While it’s useful to clean up your data, it’s better to get the right data in the first place—it certainly would have saved me a significant amount of time. All of the examples and snippets given in this article can be reworked and incorporated into your scraper script with minimal effort, which is certainly something I plan on taking a little extra time to do in the beginning, saving me all the hassle of fixing my data up after the fact.

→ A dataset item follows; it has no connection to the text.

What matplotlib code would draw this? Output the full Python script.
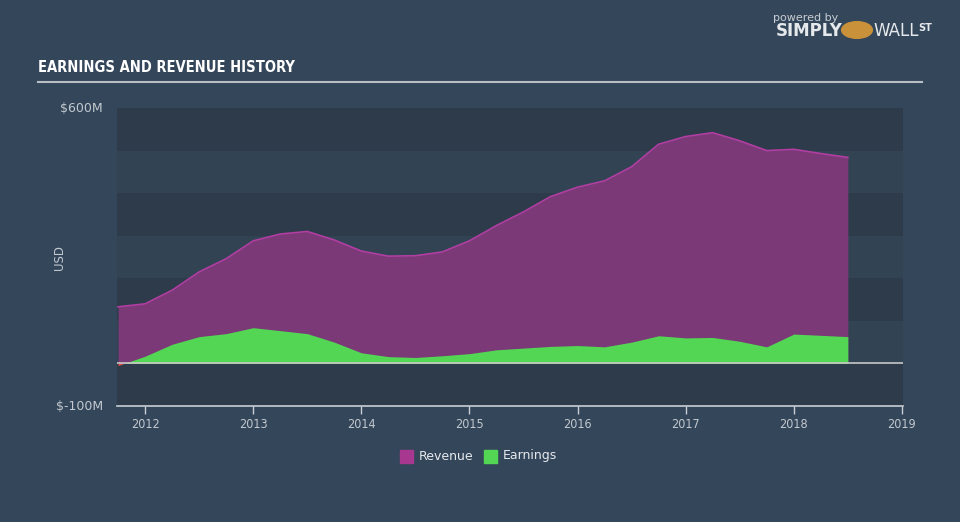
import numpy as np
import matplotlib
matplotlib.use("Agg")
import matplotlib.pyplot as plt
from matplotlib.patches import Rectangle

# Data (quarterly), values in $M
years = [2011.75, 2012.0, 2012.25, 2012.5, 2012.75, 2013.0, 2013.25, 2013.5, 2013.75,
         2014.0, 2014.25, 2014.5, 2014.75, 2015.0, 2015.25, 2015.5, 2015.75,
         2016.0, 2016.25, 2016.5, 2016.75, 2017.0, 2017.25, 2017.5, 2017.75,
         2018.0, 2018.25, 2018.5]
revenue = [133, 140, 172, 215, 246, 288, 304, 310, 290,
           264, 252, 253, 262, 288, 324, 356, 392,
           414, 429, 462, 515, 533, 542, 523, 500,
           503, 493, 484]
earnings = [-5, 17, 45, 63, 70, 84, 77, 70, 50,
            25, 16, 14, 18, 23, 32, 36, 40,
            42, 39, 50, 65, 60, 61, 52, 39,
            69, 66, 63]
xticks = [2012, 2013, 2014, 2015, 2016, 2017, 2018, 2019]

years = np.array(years)
revenue = np.array(revenue)
earnings = np.array(earnings)

bg = '#34465a'
plot_bg = '#324354'
band = '#2d3b4a'
purple_fill = '#7b3977'
purple_line = '#b23ea3'
green = '#53d653'
grey_txt = '#c3c9cf'

fig = plt.figure(figsize=(9.6, 5.22), dpi=100)
fig.patch.set_facecolor(bg)
ax = fig.add_axes([117/960, 1-406/522, 786/960, 298/522])
ax.set_facecolor(plot_bg)

ax.set_xlim(2011.74, 2019.01)
ax.set_ylim(-100, 600)

# alternating horizontal bands
for lo in [-100, 100, 300, 500]:
    ax.axhspan(lo, lo + 100, color=band, zorder=0, lw=0)

ax.fill_between(years, 0, revenue, color=purple_fill, zorder=2, lw=0)
ax.plot(years, revenue, color=purple_line, lw=1.2, zorder=3)
ax.fill_between(years, 0, earnings, where=earnings >= 0, interpolate=True,
                color=green, zorder=4, lw=0)
ax.fill_between(years, 0, earnings, where=earnings < 0, interpolate=True,
                color='#e8523f', zorder=4, lw=0)
ax.axhline(0, color='#c8c8c8', lw=1.2, zorder=5)

for s in ['top', 'right', 'left']:
    ax.spines[s].set_visible(False)
ax.spines['bottom'].set_color('#c8ced4')
ax.spines['bottom'].set_linewidth(1.2)
ax.set_xticks(xticks)
ax.set_xticklabels([str(t) for t in xticks])
ax.tick_params(axis='x', colors='#c8ced4', labelcolor=grey_txt, length=6,
               width=1, labelsize=9, pad=3)
for lab in ax.get_xticklabels():
    lab.set_fontstretch('condensed')
ax.set_yticks([])

fig.text(103/960, 1-108/522, '$600M', color=grey_txt, fontsize=9,
         ha='right', va='center')
fig.text(103/960, 1-406/522, '$-100M', color=grey_txt, fontsize=9,
         ha='right', va='center')
fig.text(60/960, 1-258/522, 'USD', color=grey_txt, fontsize=8.5,
         ha='center', va='center', rotation=90)

# title and underline
fig.text(38/960, 1-68/522, 'EARNINGS AND REVENUE HISTORY', color='white',
         fontsize=10.5, fontweight='bold', fontstretch='condensed',
         family=['DejaVu Sans'], ha='left', va='center')
fig.add_artist(plt.Line2D([38/960, 922/960], [1-82/522, 1-82/522],
                          color='#b8bec4', lw=1.5))

# branding
fig.text(806/960, 1-18/522, 'powered by', color='#c8ced4', fontsize=8,
         ha='center', va='center')
fig.text(776/960, 1-31/522, 'SIMPLY', color='#e6e9ec', fontsize=12,
         fontweight='bold', ha='left', va='center')
fig.text(873/960, 1-31/522, 'WALL', color='#e6e9ec', fontsize=12,
         ha='left', va='center')
fig.text(918/960, 1-28/522, 'ST', color='#e6e9ec', fontsize=7,
         fontweight='bold', ha='left', va='center')
fig.patches.append(plt.Circle((857/960, 1-30/522), 0.016, transform=fig.transFigure,
                              color='#c8913a', figure=fig))

# legend
fig.add_artist(Rectangle((400/960, 1-463/522), 13/960, 13/522, color='#a8378f',
                         transform=fig.transFigure))
fig.text(419/960, 1-456/522, 'Revenue', color='#e6e9ec', fontsize=9,
         ha='left', va='center')
fig.add_artist(Rectangle((484/960, 1-463/522), 13/960, 13/522, color=green,
                         transform=fig.transFigure))
fig.text(503/960, 1-456/522, 'Earnings', color='#e6e9ec', fontsize=9,
         ha='left', va='center')

fig.savefig('out.png', dpi=100, facecolor=bg)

And it’s not just web scraping or tidying up data sets where it can be useful. For anyone who works in SEO as I do, many of the tools we use on a day-to-day basis, like those from Google—including Analytics and Search Console—support regex, making it easier to drill down into the data these tools provide. This makes it a worthwhile skill to pick up and develop, even for those of you who aren’t primarily developers.
If you’ve made it this far—thank you for reading! I hope you’ve found this article some use, especially if you’re new to regular expression, and that I’ve gone some way to offer you a shortcut or good jumping off point to help get into and develop your understanding of and regex skills further.